Particularly around money.
II
I used to be obsessed with financial independence and passive income. I read all the blogs and books: 4-Hour Workweek, Early Retirement Extreme, The Millionaire Fastlane, Mr. Money Mustache, I Will Teach You To Be Rich, Money Master the Game.
I was terrified of my fate if I couldn’t make money independently before graduation. When I talked to graduates who had taken the typical high prestige jobs: Finance, Consulting, Tech, Management, it was clear that they were making huge sums of money but did not love their work. Some seemed quite miserable. I didn’t want that.
Thankfully I have always been stubborn and believed I know better than everyone else, so I was committed to finding an alternate route. And the passive income, FIRE, lifestyle business digital nomad solopreneur #influencer buy-my-courser seemed like the best option.
In my senior fall of college, I wrote “$2,000 a month” on the whiteboard by my bed. If I could generate $2,000 a month before I graduated then I wouldn’t have to take a job I didn’t like. I could fly to Argentina or Thailand, live off that income, and have plenty of time to figure out what to do next.
That was all I focused on for the next 8 months. The week I graduated, I launched a course with my friend Justin that ended up blowing my “$2k a month” target out of the water.

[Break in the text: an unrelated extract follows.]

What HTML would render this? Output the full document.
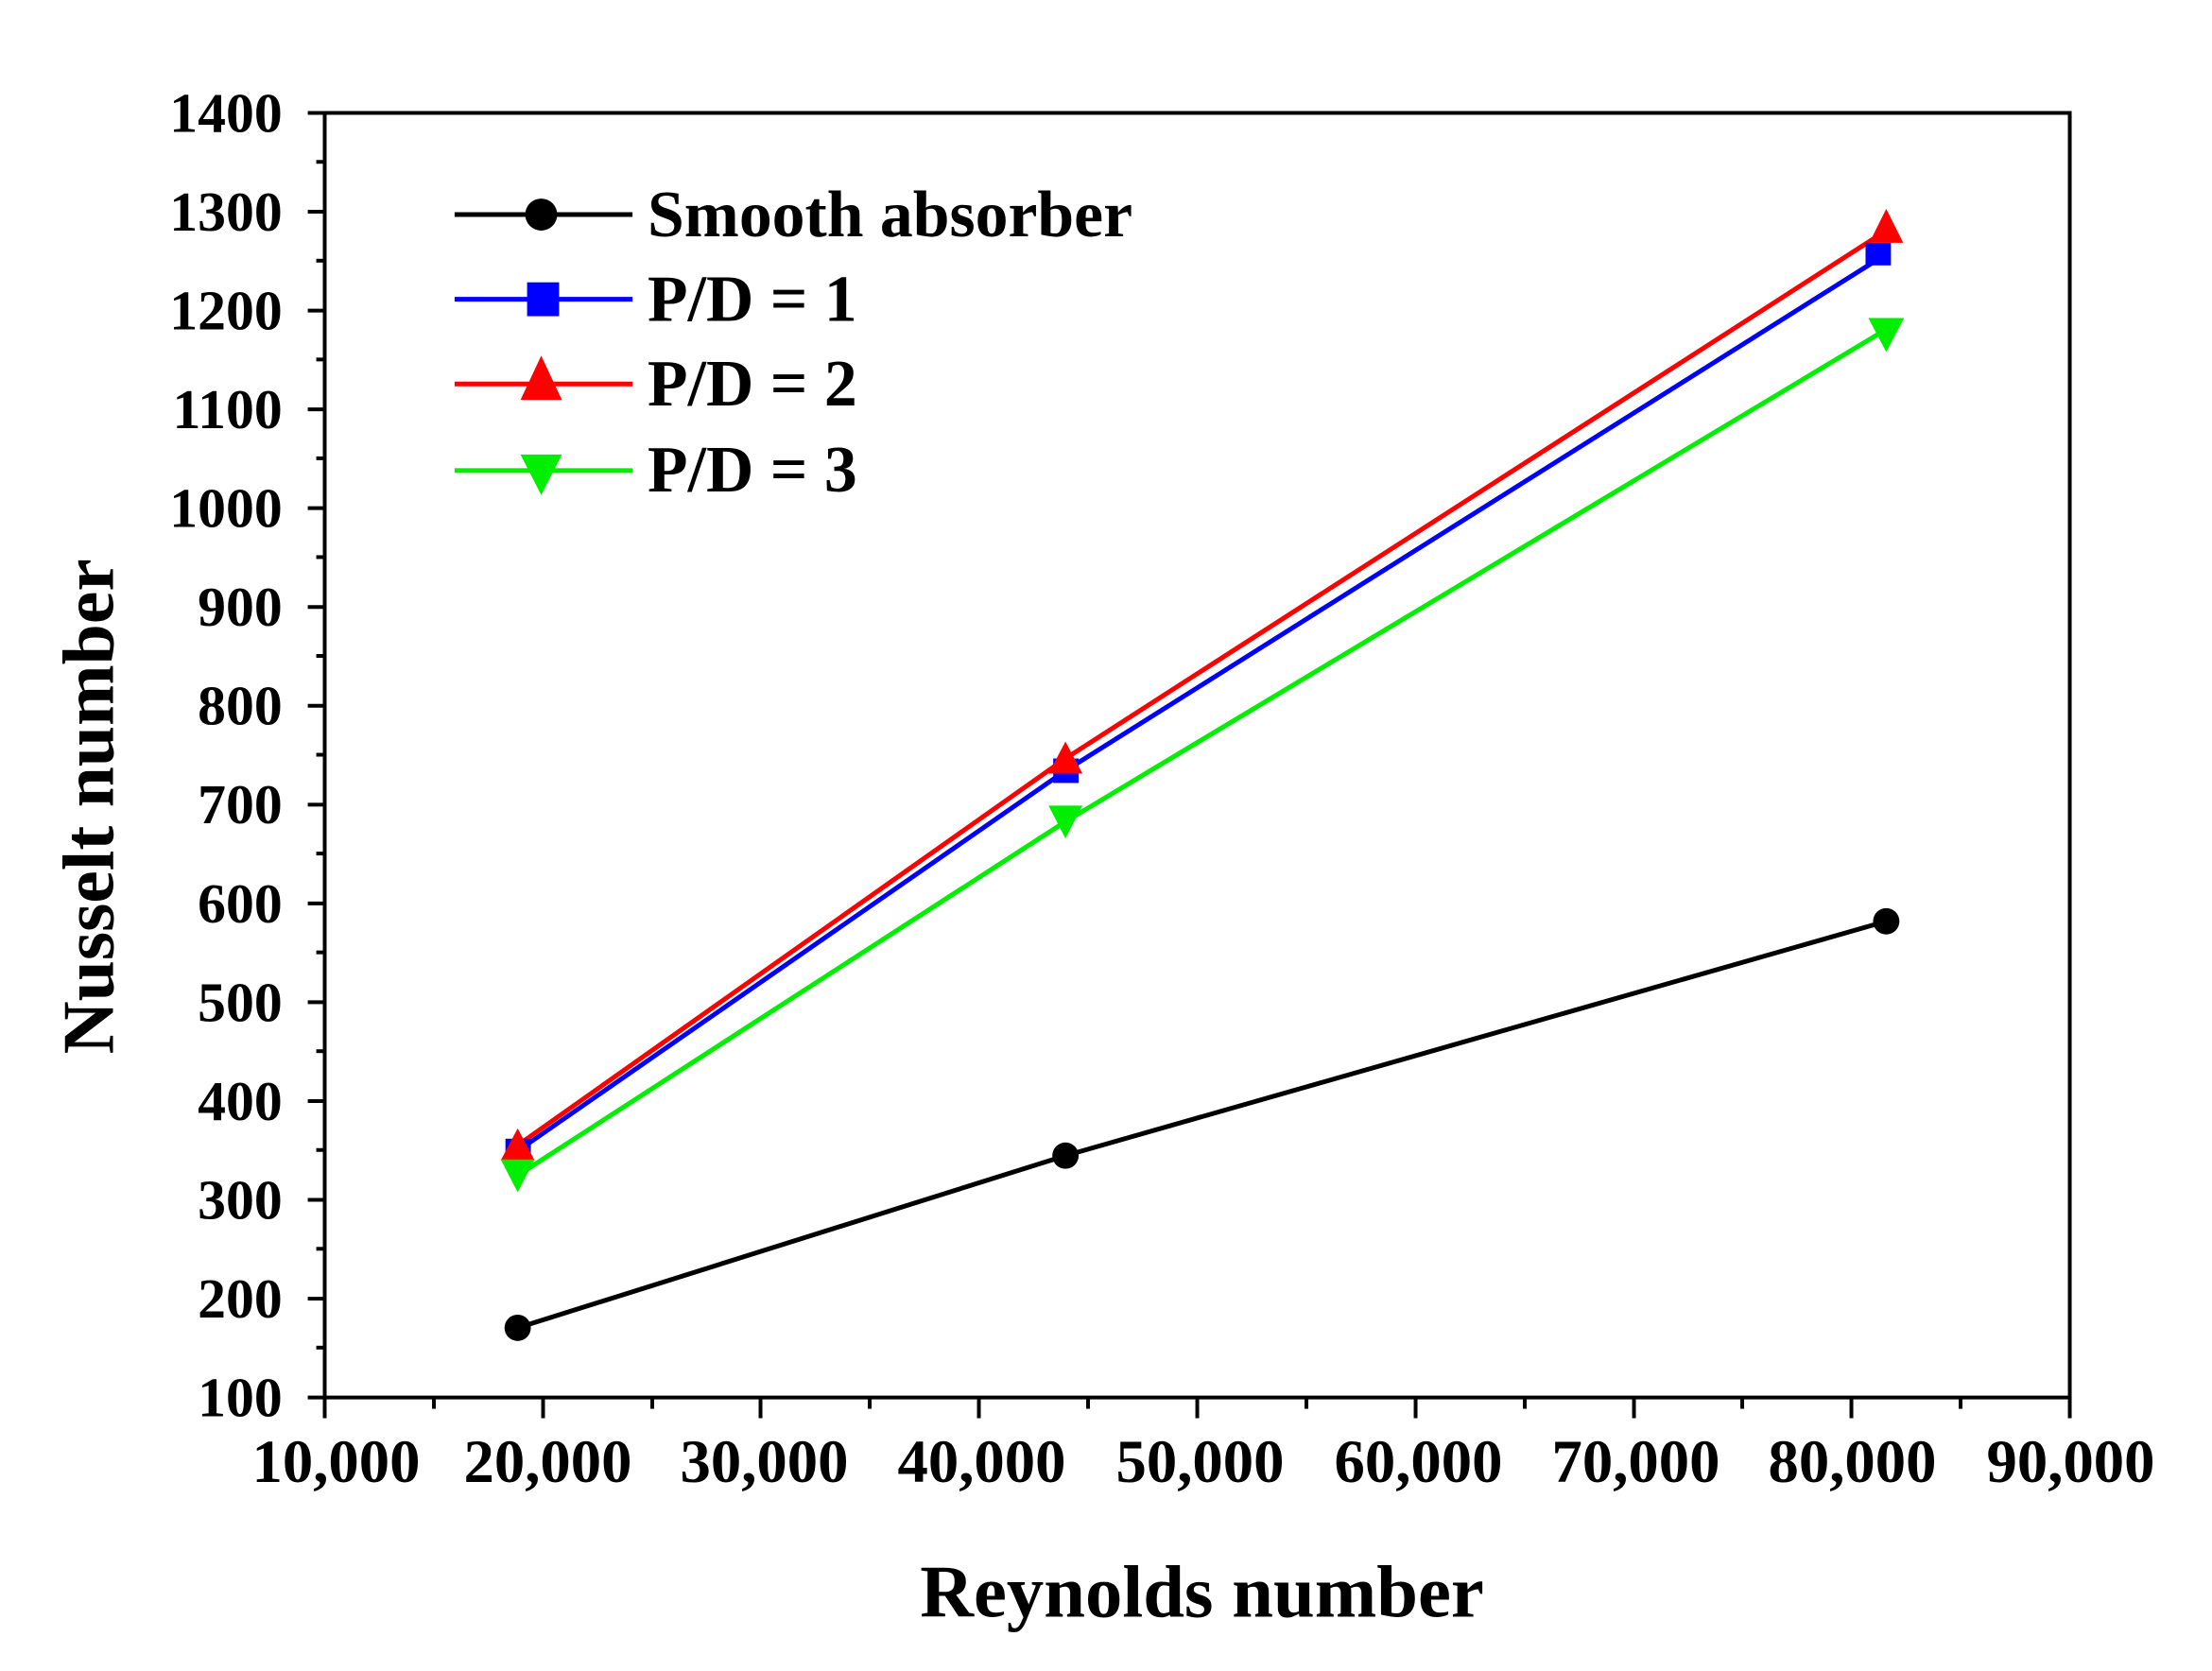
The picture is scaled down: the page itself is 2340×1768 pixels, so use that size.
<!DOCTYPE html>
<html><head><meta charset="utf-8"><style>html,body{margin:0;padding:0;background:#fff}svg{display:block}</style></head>
<body>
<svg width="2340" height="1768" viewBox="0 0 2340 1768" xmlns="http://www.w3.org/2000/svg" font-family="'Liberation Serif', serif" font-weight="bold">
<rect width="2340" height="1768" fill="#fff"/>
<g transform="scale(0.9957)">
<rect x="345" y="120" width="1854" height="1365" fill="none" stroke="#000" stroke-width="4"/>
<g stroke="#000" stroke-width="4">
<line x1="327" y1="1485" x2="345" y2="1485"/><line x1="327" y1="1380" x2="345" y2="1380"/><line x1="327" y1="1275" x2="345" y2="1275"/><line x1="327" y1="1170" x2="345" y2="1170"/><line x1="327" y1="1065" x2="345" y2="1065"/><line x1="327" y1="960" x2="345" y2="960"/><line x1="327" y1="855" x2="345" y2="855"/><line x1="327" y1="750" x2="345" y2="750"/><line x1="327" y1="645" x2="345" y2="645"/><line x1="327" y1="540" x2="345" y2="540"/><line x1="327" y1="435" x2="345" y2="435"/><line x1="327" y1="330" x2="345" y2="330"/><line x1="327" y1="225" x2="345" y2="225"/><line x1="327" y1="120" x2="345" y2="120"/>
<line x1="336" y1="1432" x2="345" y2="1432"/><line x1="336" y1="1327" x2="345" y2="1327"/><line x1="336" y1="1222" x2="345" y2="1222"/><line x1="336" y1="1117" x2="345" y2="1117"/><line x1="336" y1="1012" x2="345" y2="1012"/><line x1="336" y1="907" x2="345" y2="907"/><line x1="336" y1="802" x2="345" y2="802"/><line x1="336" y1="697" x2="345" y2="697"/><line x1="336" y1="592" x2="345" y2="592"/><line x1="336" y1="487" x2="345" y2="487"/><line x1="336" y1="382" x2="345" y2="382"/><line x1="336" y1="277" x2="345" y2="277"/><line x1="336" y1="172" x2="345" y2="172"/>
<line x1="345" y1="1485" x2="345" y2="1507"/><line x1="577" y1="1485" x2="577" y2="1507"/><line x1="808" y1="1485" x2="808" y2="1507"/><line x1="1040" y1="1485" x2="1040" y2="1507"/><line x1="1272" y1="1485" x2="1272" y2="1507"/><line x1="1504" y1="1485" x2="1504" y2="1507"/><line x1="1736" y1="1485" x2="1736" y2="1507"/><line x1="1967" y1="1485" x2="1967" y2="1507"/><line x1="2199" y1="1485" x2="2199" y2="1507"/>
<line x1="461" y1="1485" x2="461" y2="1497"/><line x1="693" y1="1485" x2="693" y2="1497"/><line x1="924" y1="1485" x2="924" y2="1497"/><line x1="1156" y1="1485" x2="1156" y2="1497"/><line x1="1388" y1="1485" x2="1388" y2="1497"/><line x1="1620" y1="1485" x2="1620" y2="1497"/><line x1="1851" y1="1485" x2="1851" y2="1497"/><line x1="2083" y1="1485" x2="2083" y2="1497"/>
</g>
<g font-size="60" text-anchor="end" fill="#000">
<text x="300" y="1505">100</text><text x="300" y="1400">200</text><text x="300" y="1295">300</text><text x="300" y="1190">400</text><text x="300" y="1085">500</text><text x="300" y="980">600</text><text x="300" y="875">700</text><text x="300" y="770">800</text><text x="300" y="665">900</text><text x="300" y="560">1000</text><text x="300" y="455">1100</text><text x="300" y="350">1200</text><text x="300" y="245">1300</text><text x="300" y="140">1400</text>
</g>
<g font-size="65" text-anchor="middle" fill="#000">
<text x="357" y="1575">10,000</text><text x="582" y="1575">20,000</text><text x="812" y="1575">30,000</text><text x="1043" y="1575">40,000</text><text x="1275" y="1575">50,000</text><text x="1507" y="1575">60,000</text><text x="1738" y="1575">70,000</text><text x="1968" y="1575">80,000</text><text x="2200" y="1575">90,000</text>
</g>
<text x="1277" y="1718" font-size="79" text-anchor="middle">Reynolds number</text>
<text transform="translate(120,857) rotate(-90)" font-size="78" text-anchor="middle">Nusselt number</text>
<g fill="none" stroke-width="5">
<polyline stroke="#000" points="550,1411 1132,1228 2004,979"/>
<polyline stroke="#0000ff" points="550,1223 1132,819 2004,270"/>
<polyline stroke="#ff0000" points="550,1217 1132,806 2004,245"/>
<polyline stroke="#00ee00" points="550,1249 1132,873 2004,350"/>
</g>
<g fill="#000"><circle cx="550" cy="1411" r="14"/><circle cx="1132" cy="1228" r="14"/><circle cx="2004" cy="979" r="14"/></g>
<g fill="#0000ff"><rect x="537" y="1210" width="27" height="26"/><rect x="1119" y="806" width="27" height="26"/><rect x="1982" y="258" width="27" height="24"/></g>
<g fill="#ff0000"><polygon points="550,1199 532,1233 568,1233"/><polygon points="1132,788 1114,822 1150,822"/><polygon points="2004,222 1986,258 2022,258"/></g>
<g fill="#00ee00"><polygon points="550,1267 532,1232 568,1232"/><polygon points="1132,891 1114,856 1150,856"/><polygon points="2004,374 1985,338 2023,338"/></g>
<g stroke-width="5">
<line x1="483" y1="228" x2="672" y2="228" stroke="#000"/>
<line x1="483" y1="318" x2="672" y2="318" stroke="#0000ff"/>
<line x1="483" y1="408" x2="672" y2="408" stroke="#ff0000"/>
<line x1="483" y1="500" x2="672" y2="500" stroke="#00ee00"/>
</g>
<circle cx="575" cy="228" r="17" fill="#000"/>
<rect x="560" y="300" width="34" height="36" fill="#0000ff"/>
<polygon points="575,378 553,425 597,425" fill="#ff0000"/>
<polygon points="575,526 553,483 597,483" fill="#00ee00"/>
<g font-size="70" fill="#000">
<text x="688" y="251">Smooth absorber</text>
<text x="688" y="341">P/D = 1</text>
<text x="688" y="431">P/D = 2</text>
<text x="688" y="522">P/D = 3</text>
</g>
</g>
</svg>
</body></html>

I did it. I had the financial runway to live the digital nomad life. I didn’t end up taking advantage of it yet, I worked at a small startup in Austin for a bit instead, but I’d laid the foundation for being able to take off a year later.
That was when I decided to try focusing on writing for the first time. I churned out a couple mediocre ebooks, wrote a ton of blog posts on my old site, started a podcast, and tried somewhat diligently to make writing my full focus.

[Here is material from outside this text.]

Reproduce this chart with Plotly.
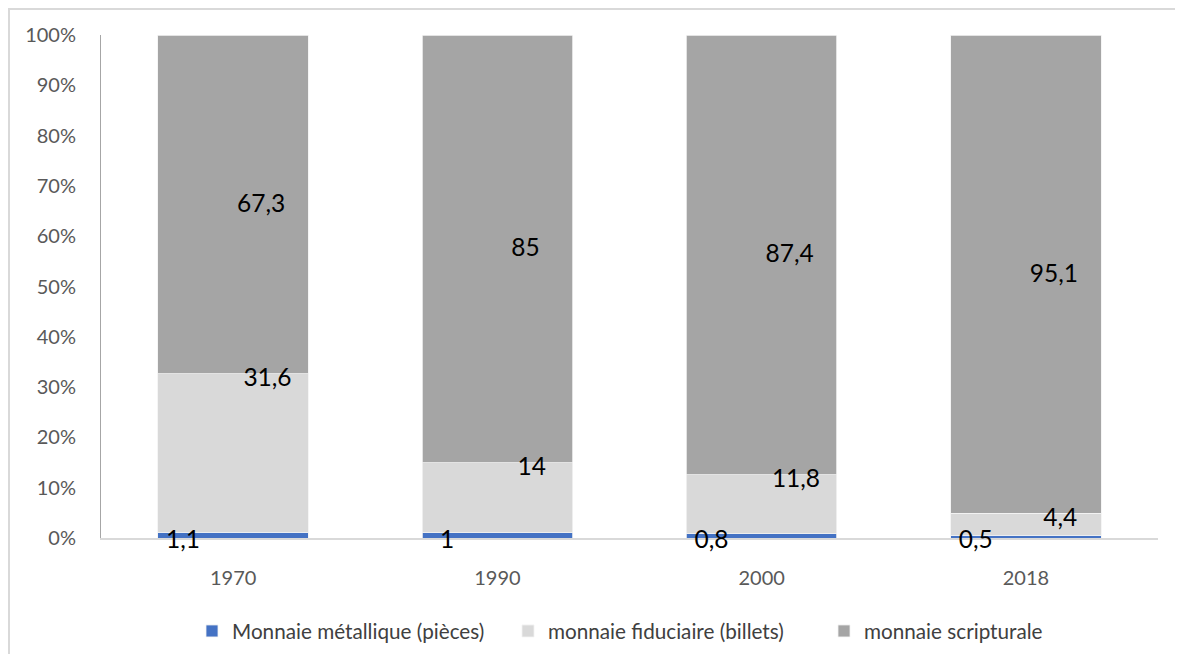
import plotly.graph_objects as go

years = ["1970", "1990", "2000", "2018"]
metallique = [1.1, 1, 0.8, 0.5]
fiduciaire = [31.6, 14, 11.8, 4.4]
scripturale = [67.3, 85, 87.4, 95.1]
series_names = ["Monnaie métallique (pièces)", "monnaie fiduciaire (billets)", "monnaie scripturale"]
y_ticks = [0, 10, 20, 30, 40, 50, 60, 70, 80, 90, 100]

colors = ["#4472C4", "#D9D9D9", "#A5A5A5"]
FONT = "Lato, 'Open Sans', sans-serif"

# ---- geometry (figure is placed 8px from page corner by the body margin) ----
W, H = 1175, 646
PL, PR, PT, PB = 93, 1150, 27, 530          # plot area in figure pixels
XR = [-0.5, 3.5]
YR = [0, 100]
xdom = [PL / W, PR / W]
ydom = [(H - PB) / H, (H - PT) / H]
xpx = (PR - PL) / (XR[1] - XR[0])
ypx = (PB - PT) / (YR[1] - YR[0])
# overlay frame subplot (draws the chart border and carries the labels)
FL, FT = 2, 2                                # frame inset in pixels
x3dom = [FL / W, 1]
y3dom = [0, 1 - FT / H]
x3r = [XR[0] - (PL - FL) / xpx, XR[1] + (W - PR) / xpx]
y3r = [YR[0] - (H - PB) / ypx, YR[1] + (PT - FT) / ypx]

def fr(v):
    return ("%g" % v).replace(".", ",")

fig = go.Figure()
for name, vals, col in zip(series_names, [metallique, fiduciaire, scripturale], colors):
    fig.add_trace(go.Bar(
        x=years, y=vals, name=name,
        marker=dict(color=col, line=dict(color="#F2F2F2", width=0.8)),
        xaxis="x", yaxis="y",
    ))

# data labels, on the overlay subplot sharing the same data scale
LBL = dict(family=FONT, size=24.5, color="#000000")
lab_x, lab_y, lab_t = [], [], []
for i in range(len(years)):
    m, f, s = metallique[i], fiduciaire[i], scripturale[i]
    lab_x += [i - 0.19, i + 0.13, i + 0.106]
    lab_y += [-0.8, m + f - 1.2, m + f + s / 2 - 0.3]
    lab_t += [fr(m), fr(f), fr(s)]
fig.add_trace(go.Scatter(
    x=lab_x, y=lab_y, text=lab_t, mode="text", textposition="middle center",
    textfont=LBL, xaxis="x3", yaxis="y3", showlegend=False, hoverinfo="skip",
))

fig.update_layout(
    width=W, height=H,
    barmode="stack",
    bargap=0.43,
    plot_bgcolor="rgba(0,0,0,0)",
    paper_bgcolor="#FFFFFF",
    margin=dict(l=0, r=0, t=0, b=0, pad=0, autoexpand=False),
    font=dict(family=FONT, size=20, color="#595959"),
    showlegend=True,
    legend=dict(orientation="h", x=(192 - 8) / W, xanchor="left", y=(H - 623) / H, yanchor="middle",
                entrywidth=271, entrywidthmode="pixels", bgcolor="rgba(0,0,0,0)",
                font=dict(family=FONT, size=20.7, color="#404040"), traceorder="normal"),
    xaxis=dict(type="category", domain=xdom, range=XR, anchor="y", showgrid=False, showline=True,
               linecolor="#D9D9D9", linewidth=1.5, zeroline=False,
               automargin=False, ticks="outside", ticklen=21, tickcolor="rgba(0,0,0,0)",
               tickfont=dict(family=FONT, size=20, color="#595959")),
    yaxis=dict(domain=ydom, range=YR, anchor="x", tickvals=y_ticks,
               ticktext=[f"{t}%" for t in y_ticks],
               showgrid=False, zeroline=False, showline=True, linecolor="#A6A6A6", linewidth=1,
               automargin=False, ticks="outside", ticklen=20, tickcolor="rgba(0,0,0,0)",
               tickfont=dict(family=FONT, size=20, color="#595959")),
    xaxis3=dict(domain=x3dom, range=x3r, anchor="y3", side="top", showline=True,
                linecolor="#D9D9D9", linewidth=2, showgrid=False, zeroline=False,
                showticklabels=False, ticks="", fixedrange=True),
    yaxis3=dict(domain=y3dom, range=y3r, anchor="x3", side="left", showline=True,
                linecolor="#D9D9D9", linewidth=2, showgrid=False, zeroline=False,
                showticklabels=False, ticks="", fixedrange=True),
)

fig.write_html("out.html")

But then money got in the way again. I’d grown my monthly passive income to around $4k-5k between the course and my app (this app hilariously still makes ~$2k a month), and while that let me live a wonderful life in Argentina, when I moved to San Francisco for a few months money was suddenly a little tight. I could have lived on that amount, but I didn’t want to give up dining out and traveling. I needed more.
I took an inventory of my skills, and tried to figure out how I could make the most money in the least amount of time. That was always my framing for work. Either it’s the fun stuff you’d do even if it weren’t making money, or it’s all about how fat you can get before winter.
The obvious opportunity at the time was to sell SEO services. My site was doing extremely well from SEO, and many businesses were trying to figure it out for themselves. So I sold SEO consulting in 2-3 month packages to a few companies. I made about $41,000 in 3 months, which I left in cash and that was my new “freedom fund” to support any shortage from the monthly passive income.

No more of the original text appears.